At VMware, we provided a managed Kafka service that resided on our centralized K8s platform. We supported this service in our K8s clusters in both AWS and OnPrem with a home grown controlplane platform that provided a management UI and self service features along with keeping it up to date and compliante with 24/7 support and a 99.9% SLO.
Not only did our managed Kafka provide cost savings, support, upgrades, and self service one click deployment, but we also developed two open source projects as added benefits.
An SLO exporter that provides visibility and metrics for monitoring Kafka clusters and a Metadata Reaper that will delete leftover empty topic metadata.
The open sourced SLO exporter for Kafka is a GoLang service that starts a Kafka producer or consumer that sends generic dummy data and exposes it as prometheus metrics. The repo provides dashboards for Datadog and Wavefront. My fellow Engineer colleague who developed the service wrote about it here.
The open sourced Kafka metadata reaper is another service written in GoLang that creates an admin client that lists all the topics that reside on the cluster and then allows you to list empty topics ready for deletion in dry-run mode or just list and delete the empty topics.
The same great engineer who wrote the SLO exporter also developed this service and wrote about it here.
Empty topics in Kafka can occur in several scenarios:
1. Newly Created Topic — A topic is created but hasn’t received any messages yet.
2. Retention Policy Cleanup — If log.retention.ms or log.retention.bytes removes all segments, the topic remains but has no data.
3. Compacted Topics — In log-compacted topics, all messages with outdated keys might be removed, making the topic appear empty.

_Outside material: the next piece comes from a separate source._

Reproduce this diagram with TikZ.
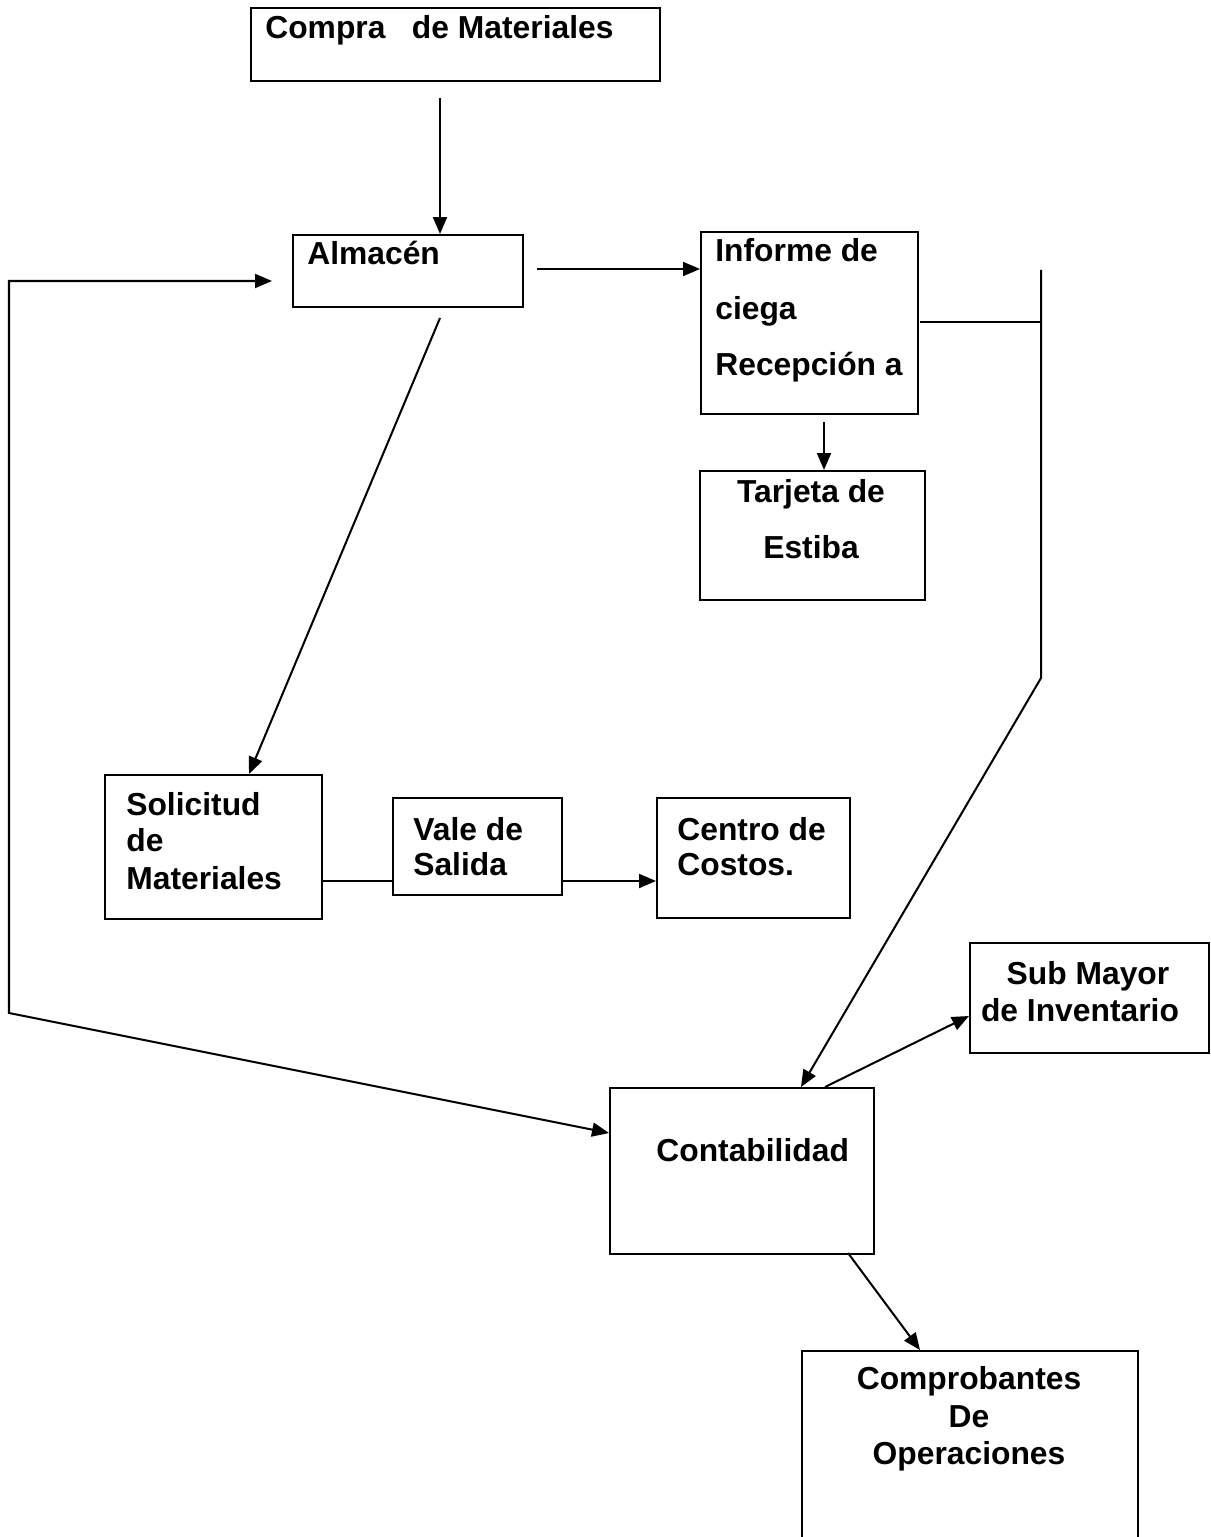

4. Manual Deletion of Messages — If an admin truncates a topic (kafka-delete-records.sh), it may become empty.
5. Producer Not Sending Data — A topic exists, but no producer is actively writing to it.
6. Topic with No Active Consumers — Consumers may have processed and deleted all records if using Kafka as a queue with delete retention.
Cleaning metadata from empty topics in Kafka can be beneficial for several reasons:
1. Reduce ZooKeeper and Broker Metadata Overhead — Kafka stores topic metadata in ZooKeeper and brokers, and too many empty topics can increase metadata storage and processing overhead.
2. Improve Metadata Fetch Performance — Kafka clients (producers, consumers, and admin tools) fetch metadata frequently. Removing unused topics reduces metadata size, improving response times.
3. Reduce Broker Memory Usage — Even empty topics consume memory for partition and leader metadata, affecting overall broker performance.
4. Avoid Unnecessary Topic Replication — Kafka replicates metadata across brokers, and retaining empty topics increases unnecessary synchronization efforts.
5. Prevent Configuration Clutter — Keeping a clean set of active topics makes it easier for administrators to manage and configure Kafka.
6. Enhance Monitoring and Troubleshooting — Too many empty topics may clutter dashboards, making it harder to identify active ones.
7. Reduce Storage of Unused Log Files — Even with no messages, Kafka maintains log files for empty topics, taking up disk space.
8. Avoid Zombie Topics — Topics that were created for testing or temporary purposes might be left unused, leading to unnecessary resource consumption.
Do You Still Need to Clean Metadata from Empty Topics in KRaft?
With KRaft (Kafka Raft) mode, Kafka no longer depends on ZooKeeper for metadata management. Instead, metadata is stored internally within the Kafka brokers and replicated across a quorum of controllers using the Raft consensus algorithm.
Metadata Cleanup in KRaft vs. ZooKeeper Mode
• ZooKeeper Mode (Pre-Kafka 2.8)
• Metadata about topics, partitions, brokers, and configurations was stored in ZooKeeper.
• Deleting a topic required cleaning up ZooKeeper metadata manually in some cases.
• KRaft Mode (Kafka 2.8+ and Default in Kafka 3.3+)
• Metadata is managed entirely by Kafka brokers.
• When a topic is deleted, metadata automatically gets removed from the Raft log.
• No manual cleanup is required.
When Might Metadata Still Need Attention?
1. Long-Retained Metadata Logs:
• If your KRaft metadata log grows significantly, consider adjusting retention settings (metadata.log.retention.ms).
2. Zombie Metadata Issues (Rare cases of stale metadata):
• If a topic deletion fails or a broker crashes mid-deletion, you might need to restart affected brokers to trigger cleanup.
3. Cluster Performance Issues:
• Large numbers of empty topics can still increase metadata load. Periodically auditing unused topics can help optimize cluster performance.
With KRaft mode, Kafka handles metadata cleanup automatically, reducing operational overhead compared to ZooKeeper-based clusters. However, keeping an eye on metadata retention settings and topic lifecycle management is still a best practice.